With increasing evidence that persistent access to cell phones can impair learning and cause restlessness and lack of sleep, the largest public school to date in the United States, San Mateo High School in California, has implemented a campus-wide cell phone ban during the school day that began at the onset of the 2019-2020 academic school year.
With a student enrollment of approximately 1700 and located between San Francisco and technology world of Silicon Valley, San Mateo High School administrators decided to implement the new policy on cell phones after noticing an increasing number of students spending time on their mobile devices as opposed to study, learning, or even socializing. In an interview with NBC News, Assistant Principal Adam Gelb justified the new policy, saying "You're here to learn.
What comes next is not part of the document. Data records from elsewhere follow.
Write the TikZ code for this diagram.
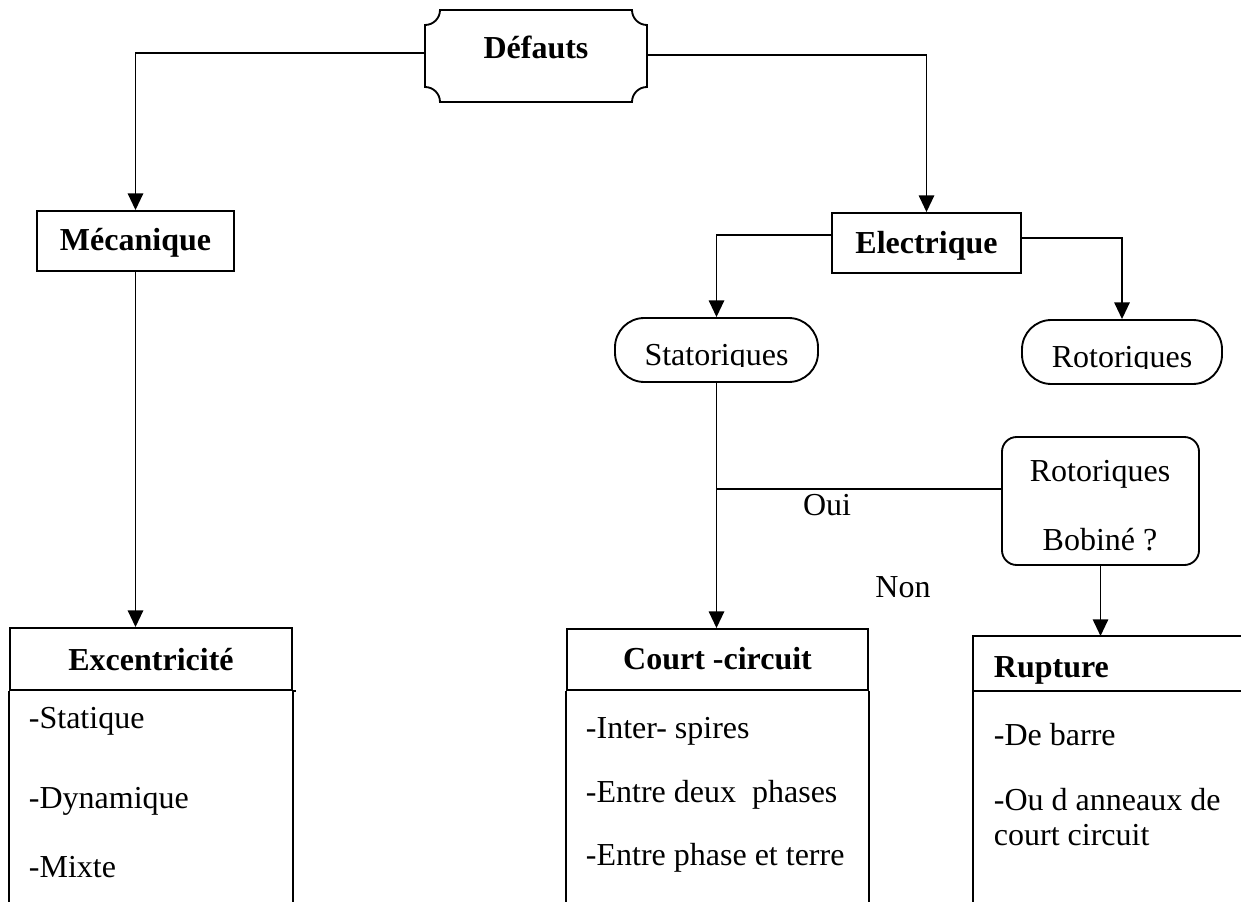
\documentclass[tikz,border=0pt]{standalone}
\usepackage{fontspec}
\setmainfont{Liberation Serif}
\usetikzlibrary{arrows.meta}
\begin{document}
\begin{tikzpicture}[x=0.75pt,y=-0.75pt,line width=1.4pt,
  every node/.style={inner sep=0pt},
  f/.style={font=\fontsize{24}{29}\selectfont},
  fb/.style={font=\fontsize{24}{29}\selectfont\bfseries},
  arr/.style={-{Triangle[length=12.5pt,width=11.5pt]}},
  boxn/.style={draw, rectangle, fb, text depth=0pt},
  pill/.style={draw, rectangle, rounded corners=22pt},
  item/.style={f, anchor=base west},
  itemb/.style={fb, anchor=base west},
  lbl/.style={f, anchor=base}]

\useasboundingbox (0,0) rectangle (1241,902);
\coordinate (bot) at (0,902);

% ---------- Défauts ----------
\node[fb, minimum width=166.5pt, minimum height=69pt, text height=4.5pt, text depth=0pt] (defauts) at (536,56) {Défauts};
\draw (440,10) -- (632,10) .. controls (632,18.3) and (638.7,25) .. (647,25)
  -- (647,87) .. controls (638.7,87) and (632,93.7) .. (632,102)
  -- (440,102) .. controls (440,93.7) and (433.3,87) .. (425,87)
  -- (425,25) .. controls (433.3,25) and (440,18.3) .. (440,10) -- cycle;

% ---------- second level ----------
\node[boxn, minimum width=147.75pt, minimum height=45pt, text height=15pt] (mecanique) at (135.5,241) {Mécanique};
\node[boxn, minimum width=141.75pt, minimum height=45pt, text height=15pt] (electrique) at (926.5,243) {Electrique};

% ---------- Statoriques / Rotoriques ----------
\node[pill, minimum width=152.25pt, minimum height=48pt] (statoriques) at (716.5,350) {};
\begin{scope}
  \clip (615,318) rectangle (818,366.5);
  \node[lbl] at (716.5,365) {Statoriques};
\end{scope}
\node[pill, minimum width=150pt, minimum height=48pt] (rotoriques) at (1122,352) {};
\begin{scope}
  \clip (1022,320) rectangle (1222,368.5);
  \node[lbl] at (1122,367) {Rotoriques};
\end{scope}

% ---------- Rotoriques Bobiné ? ----------
\node[draw, rectangle, rounded corners=11pt, minimum width=147.75pt, minimum height=96pt] (bobine) at (1100.5,501) {};
\node[lbl] (bob1) at (1100,481) {Rotoriques};
\node[lbl] (bob2) at (1100,550) {Bobiné ?};

\node[lbl] (oui) at (827,515) {Oui};
\node[lbl] (non) at (903,597) {Non};

% ---------- Excentricité ----------
\node[boxn, minimum width=211.5pt, minimum height=46.5pt, text height=16.5pt] (excentricite) at (151,659) {Excentricité};
\draw (excentricite.south west) -- (excentricite.south west |- bot);
\draw (excentricite.south east) -- (excentricite.south east |- bot);
\draw (excentricite.south east) -- ++(3,0);
\node[item] (e1) at (28,728) {-Statique};
\node[item] (e2) at (28,808) {-Dynamique};
\node[item] (e3) at (28,877) {-Mixte};

% ---------- Court-circuit ----------
\node[boxn, minimum width=225.75pt, minimum height=45.75pt, text height=14.25pt] (court) at (717.5,659.5) {Court -circuit};
\draw (court.south west) -- (court.south west |- bot);
\draw (court.south east) -- (court.south east |- bot);
\node[item] (c1) at (585,738) {-Inter- spires};
\node[item] (c2) at (585,802) {-Entre deux~~phases};
\node[item] (c3) at (585,865) {-Entre phase et terre};

% ---------- Rupture ----------
\coordinate (ruptop) at (973,636);
\draw (973,902) -- (ruptop) -- (1241,636);
\draw (973,691) -- (1241,691);
\node[itemb] (rupture) at (993,677) {Rupture};
\node[item] (r1) at (993,745) {-De barre};
\node[item] (r2) at (993,810) {-Ou d anneaux de};
\node[item] (r3) at (993,845) {court circuit};

% ---------- connectors ----------
\draw[arr] ([yshift=2.25pt]defauts.west) -| (mecanique.north);
\draw[arr] ([yshift=0.75pt]defauts.east) -| (electrique.north);
\draw[arr] ([yshift=6pt]electrique.west) -| (statoriques.north);
\draw[arr] ([yshift=3.75pt]electrique.east) -| (rotoriques.north);
\draw[arr] (mecanique.south) -- (mecanique.south |- excentricite.north);
\draw[arr] (statoriques.south) -- (statoriques.south |- court.north);
\draw ([yshift=9pt]bobine.west) coordinate (oj) -- (oj -| statoriques.south);
\draw[arr] (bobine.south) -- (bobine.south |- ruptop);

\end{tikzpicture}
\end{document}
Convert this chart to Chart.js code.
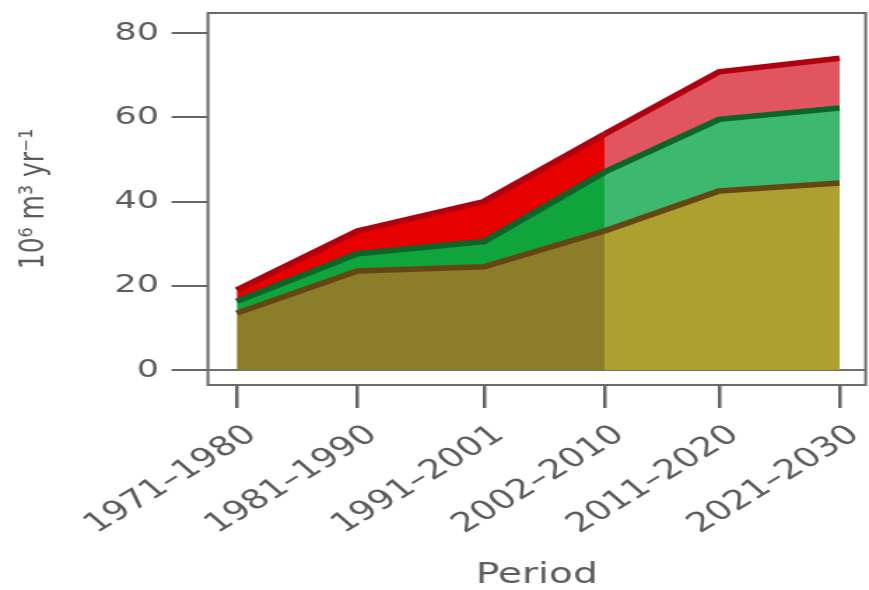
<!DOCTYPE html>
<html>
<head>
<meta charset="utf-8">
<script src="https://cdn.jsdelivr.net/npm/chart.js@4.4.1/dist/chart.umd.min.js"></script>
<style>
  html, body { margin: 0; padding: 0; background: #fff; }
  /* the original figure is stretched sideways, so the canvas is drawn narrow and widened by css */
  #chart { display: block; width: 869px !important; height: 590px !important; }
</style>
</head>
<body>
<canvas id="chart" width="621" height="590" style="width:869px;height:590px"></canvas>
<script>
// periods and the mid-year each one is plotted at
const periods = ['1971–1980', '1981–1990', '1991–2001', '2002–2010', '2011–2020', '2021–2030'];
const midYears = [1975.5, 1985.5, 1996, 2006, 2015.5, 2025.5];
const yTicks = [0, 20, 40, 60, 80];

// stacked layers, 10^6 m3 per year
const lowerLayer  = [13.5, 23.5, 24.5, 33.0, 42.5, 44.4];
const middleLayer = [2.8, 4.1, 6.0, 14.0, 17.0, 17.8];
const upperLayer  = [2.7, 5.4, 9.5, 9.0, 11.3, 11.8];

const firstProjected = 3; // shading gets lighter from 2002–2010 on

const FONT = '"DejaVu Sans", sans-serif';
const TEXT = '#5c5c5c';
const AXIS = '#666';

function layer(values, line, observed, projected, fill) {
  return {
    data: values.map((v, i) => ({ x: midYears[i], y: v })),
    borderColor: line,
    borderWidth: 5.5,
    borderCapStyle: 'butt',
    pointRadius: 0,
    tension: 0,
    fill: fill,
    backgroundColor: observed,
    segment: {
      backgroundColor: ctx => ctx.p0DataIndex >= firstProjected ? projected : observed
    }
  };
}

// box round the plot area
const framePlugin = {
  id: 'frame',
  afterDatasetsDraw(chart) {
    const a = chart.chartArea, ctx = chart.ctx;
    ctx.save();
    ctx.strokeStyle = '#6a6a6a';
    ctx.lineWidth = 2;
    ctx.strokeRect(a.left, a.top, a.right - a.left, a.bottom - a.top);
    ctx.restore();
  }
};

new Chart(document.getElementById('chart'), {
  type: 'line',
  data: {
    datasets: [
      layer(lowerLayer, '#654612', '#8b7d29', '#ada02e', 'origin'),
      layer(middleLayer, '#0b6428', '#10a53c', '#3cb96e', '-1'),
      layer(upperLayer, '#b0000f', '#e60000', '#e0555f', '-1')
    ]
  },
  options: {
    responsive: false,
    animation: false,
    layout: { padding: { left: 8, top: 13, right: 2.4, bottom: 0 } },
    plugins: { legend: { display: false }, tooltip: { enabled: false } },
    scales: {
      x: {
        type: 'linear',
        min: 1973.11,
        max: 2027.66,
        afterBuildTicks: s => { s.ticks = midYears.map(v => ({ value: v })); },
        afterFit: s => { s.height = 205; s.paddingLeft = 0; s.paddingRight = 0; },
        ticks: {
          callback: (v, i) => periods[i],
          autoSkip: false,
          minRotation: 40,
          maxRotation: 40,
          padding: 11,
          labelOffset: 11,
          color: TEXT,
          font: { family: FONT, size: 27 }
        },
        grid: { drawOnChartArea: false, drawTicks: true, tickLength: 23, tickColor: AXIS, lineWidth: 2.5 },
        border: { display: false },
        title: {
          display: true,
          text: 'Period',
          color: TEXT,
          padding: { top: 0, bottom: 0 },
          font: { family: FONT, size: 28, lineHeight: 1 }
        }
      },
      y: {
        type: 'linear',
        stacked: true,
        min: -3.56,
        max: 84.75,
        z: 1,
        afterBuildTicks: s => { s.ticks = yTicks.map(v => ({ value: v })); },
        afterFit: s => { s.width = 140.6; s.paddingTop = 0; s.paddingBottom = 0; },
        ticks: { padding: 9, color: TEXT, font: { family: FONT, size: 25 } },
        grid: {
          color: ctx => (ctx.tick && ctx.tick.value === 0) ? '#707070' : 'rgba(0,0,0,0)',
          tickColor: AXIS,
          lineWidth: 2,
          tickLength: 26,
          drawTicks: true
        },
        border: { display: false },
        title: {
          display: true,
          text: '10⁶ m³ yr⁻¹',
          color: TEXT,
          padding: { top: 4, bottom: 0 },
          font: { family: FONT, size: 25, lineHeight: 1 }
        }
      }
    }
  },
  plugins: [framePlugin]
});
</script>
</body>
</html>
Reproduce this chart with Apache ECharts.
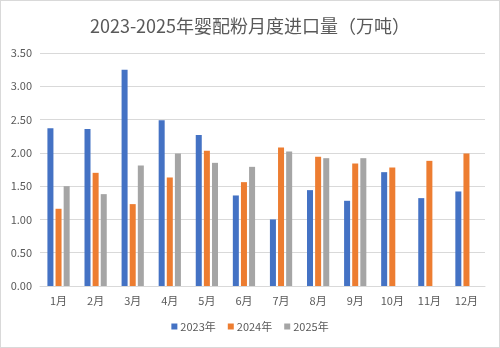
<!DOCTYPE html>
<html>
<head>
<meta charset="utf-8">
<script src="https://cdn.jsdelivr.net/npm/echarts@6/dist/echarts.min.js"></script>
<style>
  html, body { margin: 0; padding: 0; background: #fff; }
  #chart { width: 500px; height: 348px; box-sizing: border-box; border: 1px solid #d9d9d9; }
</style>
</head>
<body>
<div id="chart"></div>
<script>
// Monthly infant formula imports, 10k tonnes
const months = ['1月','2月','3月','4月','5月','6月','7月','8月','9月','10月','11月','12月'];
const y2023 = [2.37, 2.36, 3.25, 2.49, 2.27, 1.36, 1.00, 1.44, 1.28, 1.71, 1.32, 1.42];
const y2024 = [1.16, 1.70, 1.23, 1.63, 2.03, 1.56, 2.08, 1.94, 1.84, 1.78, 1.88, 1.99];
const y2025 = [1.50, 1.38, 1.81, 1.99, 1.85, 1.79, 2.02, 1.92, 1.92, null, null, null];
const seriesNames = ['2023年', '2024年', '2025年'];
const colors = ['#4472C4', '#ED7D31', '#A5A5A5'];

const chart = echarts.init(document.getElementById('chart'), null, { renderer: 'canvas' });
const font = '"Noto Sans CJK SC", "Noto Sans", sans-serif';

const makeSeries = (name, data, color) => ({
  name, type: 'bar', data,
  barGap: '35%', barCategoryGap: '40%',
  itemStyle: { color },
  emphasis: { disabled: true }
});

chart.setOption({
  animation: false,
  textStyle: { fontFamily: font },
  title: {
    text: '2023-2025年婴配粉月度进口量（万吨）',
    left: 'center', top: 11,
    textStyle: { fontFamily: font, fontSize: 18, fontWeight: 'normal', color: '#595959' }
  },
  legend: {
    data: seriesNames,
    bottom: 10, left: 'center',
    itemWidth: 6, itemHeight: 6, itemGap: 12,
    icon: 'rect',
    textStyle: { fontFamily: font, fontSize: 11, color: '#595959', padding: [0, 0, 0, -2] }
  },
  grid: { left: 39, right: 14, top: 52, bottom: 61, containLabel: false },
  xAxis: {
    type: 'category', data: months,
    axisLine: { lineStyle: { color: '#d9d9d9' } },
    axisTick: { show: false },
    axisLabel: { color: '#595959', fontSize: 11, margin: 9 }
  },
  yAxis: {
    type: 'value', min: 0, max: 3.5, interval: 0.5,
    axisLine: { show: false }, axisTick: { show: false },
    splitLine: { lineStyle: { color: '#d9d9d9' } },
    axisLabel: { color: '#595959', fontSize: 11, margin: 8, formatter: v => v.toFixed(2) }
  },
  series: [
    makeSeries(seriesNames[0], y2023, colors[0]),
    makeSeries(seriesNames[1], y2024, colors[1]),
    makeSeries(seriesNames[2], y2025, colors[2])
  ]
});
</script>
</body>
</html>
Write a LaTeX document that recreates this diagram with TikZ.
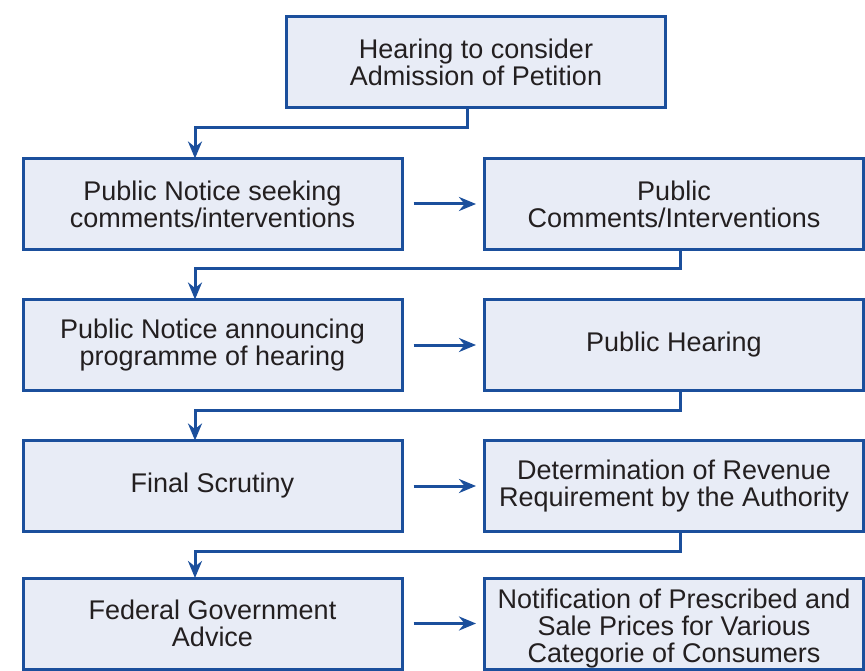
\documentclass[tikz,border=0pt]{standalone}
\usepackage{fontspec}
\setmainfont{Liberation Sans}
\usetikzlibrary{arrows.meta}
\definecolor{boxblue}{HTML}{1B4F9C}
\definecolor{boxfill}{HTML}{E8ECF6}
\definecolor{txt}{HTML}{231F20}
\begin{document}
\begin{tikzpicture}[x=1pt,y=-1pt,
  steptext/.style={align=center, text=txt, font=\fontsize{27}{27}\selectfont},
  stepbox/.style={steptext, draw=boxblue, fill=boxfill, line width=3pt,
    minimum width=379pt, minimum height=91pt, inner sep=0pt},
  flow/.style={draw=boxblue, line width=3pt,
    -{Stealth[length=17pt,width=14pt]}}]
\useasboundingbox (0,0) rectangle (865,671);

% stages of the tariff process
\node[stepbox] (top) at (476,62) {Hearing to consider\\Admission of Petition};
\node[stepbox] (L1) at (212.5,204) {Public Notice seeking\\comments/interventions};
\node[stepbox] (R1) at (674,204) {Public\\Comments/Interventions};
\node[stepbox] (L2) at (212.5,345) {Public Notice announcing\\programme of hearing};
\node[stepbox] (R2) at (674,345) {Public Hearing};
\node[stepbox] (L3) at (212.5,486) {Final Scrutiny};
\node[stepbox] (R3) at (674,486) {Determination of Revenue\\Requirement by the Authority};
\node[stepbox] (L4) at (212.5,623.5) {Federal Government\\Advice};
\node[stepbox] (R4) at (674,623.5) {};
\node[steptext] (R4text) at ([yshift=-5pt]R4.center)
  {Notification of Prescribed and\\Sale Prices for Various\\Categorie of Consumers};

% horizontal links within each row
\foreach \i in {1,...,4}
  \draw[flow] ([xshift=10pt]L\i.east) -- ([xshift=-7pt]R\i.west);

% elbow links down to the next row
\draw[flow] ([xshift=-9pt]top.south) -- ++(0,19) -| ([xshift=-17.5pt,yshift=-1.5pt]L1.north);
\draw[flow] ([xshift=6pt]R1.south) -- ++(0,18) -| ([xshift=-17.5pt,yshift=-1.5pt]L2.north);
\draw[flow] ([xshift=6pt]R2.south) -- ++(0,18) -| ([xshift=-17.5pt,yshift=-1.5pt]L3.north);
\draw[flow] ([xshift=6pt]R3.south) -- ++(0,18) -| ([xshift=-17.5pt,yshift=-1.5pt]L4.north);
\end{tikzpicture}
\end{document}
You are here to work with your teachers and students. We started getting away from that in the last couple of years because of these devices and how addictive they can be."
All students at San Mateo High School received a Yondr Pouch, a magnetic locking bag in which students are expected to leave their devices throughout the course of the school day. When the school day dismisses, students unlock their pouches on specialized devices that teachers and administrators have access to in classrooms and offices. In addition to schools, Yondr Pouches have also been used at various music concerts and comedic shows, with the hope that audience members spend more time enjoying the show versus on their phones.
As schools continue to develop and implement cell phone policies, San Mateo High School's strategy is not without its share of criticism. Concerns about communication in the case of an emergency, legitimate situations in which a cell phone would enhance learning, and having access to the device during designated break or lunch times are all valid concerns that have been raised by students at the school. As this is the first full year of San Mateo High School's implementation of this policy, other educators and districts will certainly follow the program's effectiveness with a vested interest as they ponder similar initiatives at their schools.